Milans große Chancen blieben somit an zwei Fingern abzuzählen. Inter überließ dem Rivalen zwar den Ball, verlor aber trotzdem zu keinem Zeitpunkt die Kontrolle. Wie schon im Hinspiel wirkte es, als würde bei den Schwarz-Blauen der Ball feiner als beim Gegner durch die Reihen laufen, als würde sich in Inzaghis Dreierketten-System die nächste Anspielstation leichter finden.

In den meisten Fällen hieß sie Nicoló Barella, der das Mittelfeld sortierte und so ubiquitär durch die Reihen tanzte, dass es völlig absurd wäre, ihn auf nur eine Position im Mittelfeld zu beschränken. Die beste Chance auf die Vorentscheidung hatte Inter nach einem Freistoß in der 39. Minute: Hakan Calhanoglu trat den Ball scharf in Richtung Tor, Edin Dzeko verlängerte, nur eine schnelle Reaktion von Torwart Mike Maignan verhinderte die Führung.

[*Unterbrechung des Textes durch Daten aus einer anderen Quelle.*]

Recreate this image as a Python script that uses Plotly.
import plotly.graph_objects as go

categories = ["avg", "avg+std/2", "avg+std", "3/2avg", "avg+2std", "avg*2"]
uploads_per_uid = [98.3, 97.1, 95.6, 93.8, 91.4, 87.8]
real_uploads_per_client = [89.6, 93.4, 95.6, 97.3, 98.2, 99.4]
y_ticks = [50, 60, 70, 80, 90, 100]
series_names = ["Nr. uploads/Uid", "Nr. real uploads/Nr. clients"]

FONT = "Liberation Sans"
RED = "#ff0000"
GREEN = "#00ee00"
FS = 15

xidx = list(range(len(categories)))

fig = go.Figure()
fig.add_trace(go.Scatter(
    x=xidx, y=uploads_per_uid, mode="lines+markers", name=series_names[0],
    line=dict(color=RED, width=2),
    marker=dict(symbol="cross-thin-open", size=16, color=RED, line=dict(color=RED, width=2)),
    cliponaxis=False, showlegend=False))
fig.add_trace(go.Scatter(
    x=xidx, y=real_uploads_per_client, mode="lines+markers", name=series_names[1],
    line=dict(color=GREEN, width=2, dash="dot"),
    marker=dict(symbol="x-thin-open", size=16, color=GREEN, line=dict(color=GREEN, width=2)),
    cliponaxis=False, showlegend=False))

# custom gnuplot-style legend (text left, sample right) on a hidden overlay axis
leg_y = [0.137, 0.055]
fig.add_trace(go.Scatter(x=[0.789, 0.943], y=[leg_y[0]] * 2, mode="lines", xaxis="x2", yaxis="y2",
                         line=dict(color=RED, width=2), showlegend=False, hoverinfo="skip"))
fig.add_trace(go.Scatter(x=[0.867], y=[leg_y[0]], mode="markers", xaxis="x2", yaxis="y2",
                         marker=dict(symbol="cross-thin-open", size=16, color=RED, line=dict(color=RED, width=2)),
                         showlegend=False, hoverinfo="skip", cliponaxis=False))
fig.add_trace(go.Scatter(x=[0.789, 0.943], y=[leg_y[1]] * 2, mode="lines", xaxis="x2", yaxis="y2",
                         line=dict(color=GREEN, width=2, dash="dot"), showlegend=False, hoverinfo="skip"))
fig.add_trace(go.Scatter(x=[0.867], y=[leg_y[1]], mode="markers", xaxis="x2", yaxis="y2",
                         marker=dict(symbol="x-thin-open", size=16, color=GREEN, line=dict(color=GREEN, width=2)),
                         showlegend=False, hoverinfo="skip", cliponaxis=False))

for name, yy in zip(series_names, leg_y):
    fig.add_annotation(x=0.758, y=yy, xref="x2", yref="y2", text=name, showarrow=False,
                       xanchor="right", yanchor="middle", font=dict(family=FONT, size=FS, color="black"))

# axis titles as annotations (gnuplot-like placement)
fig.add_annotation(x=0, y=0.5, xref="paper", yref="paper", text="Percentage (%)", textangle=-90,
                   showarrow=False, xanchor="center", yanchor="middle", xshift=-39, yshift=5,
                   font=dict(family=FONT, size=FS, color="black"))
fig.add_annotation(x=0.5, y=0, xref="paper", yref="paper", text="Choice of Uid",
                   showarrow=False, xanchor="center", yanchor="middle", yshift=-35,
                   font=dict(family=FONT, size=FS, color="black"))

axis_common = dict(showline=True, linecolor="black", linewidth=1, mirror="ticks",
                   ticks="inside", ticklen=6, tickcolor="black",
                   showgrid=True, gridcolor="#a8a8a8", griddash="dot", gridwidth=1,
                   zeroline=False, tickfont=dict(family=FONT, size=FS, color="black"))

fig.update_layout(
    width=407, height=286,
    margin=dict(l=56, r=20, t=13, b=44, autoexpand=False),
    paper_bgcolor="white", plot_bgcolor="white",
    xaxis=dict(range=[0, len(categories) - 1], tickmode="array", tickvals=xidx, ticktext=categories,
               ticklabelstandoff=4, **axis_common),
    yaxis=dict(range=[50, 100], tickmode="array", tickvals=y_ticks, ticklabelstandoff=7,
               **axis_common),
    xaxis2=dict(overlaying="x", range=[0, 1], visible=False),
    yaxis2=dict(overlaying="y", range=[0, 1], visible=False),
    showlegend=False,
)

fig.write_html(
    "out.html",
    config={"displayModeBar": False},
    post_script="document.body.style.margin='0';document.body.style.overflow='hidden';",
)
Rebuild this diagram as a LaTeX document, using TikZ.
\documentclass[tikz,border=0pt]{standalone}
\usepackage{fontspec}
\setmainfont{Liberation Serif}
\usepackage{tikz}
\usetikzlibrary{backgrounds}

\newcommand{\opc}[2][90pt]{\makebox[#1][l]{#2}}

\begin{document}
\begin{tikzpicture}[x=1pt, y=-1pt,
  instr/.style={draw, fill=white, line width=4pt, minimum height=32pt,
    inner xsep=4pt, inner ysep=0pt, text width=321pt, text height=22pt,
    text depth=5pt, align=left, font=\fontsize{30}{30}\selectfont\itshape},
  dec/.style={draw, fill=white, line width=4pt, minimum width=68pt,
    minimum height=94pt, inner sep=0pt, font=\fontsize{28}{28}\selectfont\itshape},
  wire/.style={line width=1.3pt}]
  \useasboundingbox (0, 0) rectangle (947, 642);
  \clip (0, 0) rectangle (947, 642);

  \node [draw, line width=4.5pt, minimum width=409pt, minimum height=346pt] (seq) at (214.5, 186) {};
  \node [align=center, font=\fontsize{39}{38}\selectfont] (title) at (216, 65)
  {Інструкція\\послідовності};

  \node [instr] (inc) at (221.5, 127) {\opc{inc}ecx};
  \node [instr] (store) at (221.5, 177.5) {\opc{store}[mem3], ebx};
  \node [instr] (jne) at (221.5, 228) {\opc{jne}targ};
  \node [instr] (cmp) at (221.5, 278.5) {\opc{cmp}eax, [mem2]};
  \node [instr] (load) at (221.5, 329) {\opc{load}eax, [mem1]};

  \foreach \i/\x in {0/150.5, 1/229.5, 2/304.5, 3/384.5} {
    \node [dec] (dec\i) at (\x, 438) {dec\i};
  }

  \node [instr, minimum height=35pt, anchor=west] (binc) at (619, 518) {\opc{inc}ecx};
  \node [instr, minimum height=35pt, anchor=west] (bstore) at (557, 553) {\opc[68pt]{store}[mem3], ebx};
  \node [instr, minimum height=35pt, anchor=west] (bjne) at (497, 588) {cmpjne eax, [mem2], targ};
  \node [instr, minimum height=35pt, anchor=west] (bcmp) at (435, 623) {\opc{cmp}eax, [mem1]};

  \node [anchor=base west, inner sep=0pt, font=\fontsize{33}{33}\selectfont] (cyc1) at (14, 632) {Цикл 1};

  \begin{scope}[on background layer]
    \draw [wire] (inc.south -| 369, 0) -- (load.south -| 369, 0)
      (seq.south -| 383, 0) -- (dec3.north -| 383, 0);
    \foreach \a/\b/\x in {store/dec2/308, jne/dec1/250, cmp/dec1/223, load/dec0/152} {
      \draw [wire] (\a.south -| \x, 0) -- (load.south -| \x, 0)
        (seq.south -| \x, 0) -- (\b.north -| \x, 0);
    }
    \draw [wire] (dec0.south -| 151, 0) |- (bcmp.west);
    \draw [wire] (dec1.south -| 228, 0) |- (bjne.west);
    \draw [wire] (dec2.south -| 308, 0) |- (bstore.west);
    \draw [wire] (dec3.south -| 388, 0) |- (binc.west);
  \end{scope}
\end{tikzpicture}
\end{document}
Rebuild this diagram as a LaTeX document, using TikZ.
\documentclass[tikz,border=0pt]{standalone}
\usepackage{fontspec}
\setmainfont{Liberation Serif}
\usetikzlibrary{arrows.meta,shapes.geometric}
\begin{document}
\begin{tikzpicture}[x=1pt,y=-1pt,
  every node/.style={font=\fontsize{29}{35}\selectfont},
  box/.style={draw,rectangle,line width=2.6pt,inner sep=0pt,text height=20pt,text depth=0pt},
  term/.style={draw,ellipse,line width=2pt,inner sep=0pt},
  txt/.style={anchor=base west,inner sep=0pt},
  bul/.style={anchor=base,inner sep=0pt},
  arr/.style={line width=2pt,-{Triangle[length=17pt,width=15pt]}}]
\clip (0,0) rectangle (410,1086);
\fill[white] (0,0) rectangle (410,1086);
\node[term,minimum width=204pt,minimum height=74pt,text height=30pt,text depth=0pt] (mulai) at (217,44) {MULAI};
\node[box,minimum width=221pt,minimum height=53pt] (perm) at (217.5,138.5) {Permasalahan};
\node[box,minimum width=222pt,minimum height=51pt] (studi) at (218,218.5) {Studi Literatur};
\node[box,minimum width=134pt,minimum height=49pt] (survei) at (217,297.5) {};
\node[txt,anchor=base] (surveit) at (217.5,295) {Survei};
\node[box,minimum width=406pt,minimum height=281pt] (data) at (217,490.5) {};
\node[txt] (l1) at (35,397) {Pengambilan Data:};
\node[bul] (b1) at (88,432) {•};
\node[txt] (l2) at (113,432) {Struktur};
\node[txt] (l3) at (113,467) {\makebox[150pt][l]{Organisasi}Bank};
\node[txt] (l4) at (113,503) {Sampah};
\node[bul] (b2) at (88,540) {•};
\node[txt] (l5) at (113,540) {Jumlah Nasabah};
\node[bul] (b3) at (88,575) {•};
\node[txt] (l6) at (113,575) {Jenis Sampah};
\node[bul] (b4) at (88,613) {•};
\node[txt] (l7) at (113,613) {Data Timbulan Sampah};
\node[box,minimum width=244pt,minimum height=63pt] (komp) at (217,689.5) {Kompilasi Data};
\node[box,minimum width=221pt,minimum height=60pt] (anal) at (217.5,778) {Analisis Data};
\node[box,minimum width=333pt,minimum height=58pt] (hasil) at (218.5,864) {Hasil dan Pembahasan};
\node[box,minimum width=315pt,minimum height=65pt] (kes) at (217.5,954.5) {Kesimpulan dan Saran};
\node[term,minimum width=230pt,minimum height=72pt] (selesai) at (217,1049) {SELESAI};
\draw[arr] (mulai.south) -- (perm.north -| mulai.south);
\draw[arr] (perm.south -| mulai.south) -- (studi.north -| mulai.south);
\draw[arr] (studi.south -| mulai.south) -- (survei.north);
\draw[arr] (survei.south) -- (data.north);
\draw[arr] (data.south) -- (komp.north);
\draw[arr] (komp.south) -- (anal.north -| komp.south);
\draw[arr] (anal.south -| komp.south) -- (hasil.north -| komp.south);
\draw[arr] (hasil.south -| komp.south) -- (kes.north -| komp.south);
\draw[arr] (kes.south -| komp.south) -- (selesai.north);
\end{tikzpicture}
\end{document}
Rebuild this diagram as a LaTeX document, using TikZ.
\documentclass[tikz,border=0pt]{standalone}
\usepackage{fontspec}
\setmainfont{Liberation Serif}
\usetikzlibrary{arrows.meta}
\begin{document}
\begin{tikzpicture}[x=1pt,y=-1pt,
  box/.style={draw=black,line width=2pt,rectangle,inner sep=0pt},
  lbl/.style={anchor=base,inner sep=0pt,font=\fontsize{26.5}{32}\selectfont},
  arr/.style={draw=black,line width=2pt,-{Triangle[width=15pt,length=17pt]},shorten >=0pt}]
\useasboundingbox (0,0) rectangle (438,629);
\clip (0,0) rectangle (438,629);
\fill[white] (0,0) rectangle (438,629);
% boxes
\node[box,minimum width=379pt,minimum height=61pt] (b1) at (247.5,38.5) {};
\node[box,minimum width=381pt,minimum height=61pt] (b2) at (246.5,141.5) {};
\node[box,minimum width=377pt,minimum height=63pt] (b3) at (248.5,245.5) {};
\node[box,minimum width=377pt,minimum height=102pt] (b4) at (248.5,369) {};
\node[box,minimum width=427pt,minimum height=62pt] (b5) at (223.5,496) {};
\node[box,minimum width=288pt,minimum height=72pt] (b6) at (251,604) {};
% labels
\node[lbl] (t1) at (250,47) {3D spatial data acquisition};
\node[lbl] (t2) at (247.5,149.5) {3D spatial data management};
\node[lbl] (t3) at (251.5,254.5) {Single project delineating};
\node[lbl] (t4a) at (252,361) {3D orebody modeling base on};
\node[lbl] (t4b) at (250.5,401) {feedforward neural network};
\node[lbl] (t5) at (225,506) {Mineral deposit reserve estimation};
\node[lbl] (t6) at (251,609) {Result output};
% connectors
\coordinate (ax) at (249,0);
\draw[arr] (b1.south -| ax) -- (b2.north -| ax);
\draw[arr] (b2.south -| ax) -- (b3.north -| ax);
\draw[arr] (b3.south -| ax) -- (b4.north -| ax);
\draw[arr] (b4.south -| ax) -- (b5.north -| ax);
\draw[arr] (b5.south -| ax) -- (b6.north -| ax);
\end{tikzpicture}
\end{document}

Milans Mittellosigkeit gegen ein perfekt eingestelltes, defensives Inter setzte sich auch nach der Pause fort. Wenn überhaupt hätte noch Gefahr bestanden, wenn sich in der 52. Minute der Videoschiedsrichter eingeschaltet hätte: Einen Fußtritt abseits des Balles von Innenverteidiger Francesco Acerbi gegen Tonali übersah Clement Turpin, doch auch der VAR meldete sich nicht, weshalb die Szene statt eines Platzverweises nur eine fortgesetzte Inter-Dominanz zur Folge hatte. Inzaghi nutzte schließlich auch noch die Stärke aus, die seine Mannschaft in gewisser Weise schon von vornherein zum Favoriten gemacht hatte: Die Inter-Bank bot eine Ansammlung hervorragender Spieler, von der Pioli auf der anderen Seite nur träumen konnte. Nach 66 Minuten kamen Robin Gosens und Romelu Lukaku, letzterer trug seinen Teil zur Entscheidung bei: In der 74. Minute sicherte er den Ball herausragend ab und legte zu seinem kongenialen Partner Lautaro Martinez, der satt ins kurze Eck abschloss.

Die tausend Emotionen verwandelten sich daraufhin in nur zwei ganz wesentliche: In die Erkenntnis der eigenen Grenzen auf Seiten von Milan - und in eine Euphorie bei den Schwarzblauen, die das San Siro in den finalen Spielminuten in einen gigantischen Chor verwandelte, der das Finale von Istanbul besang.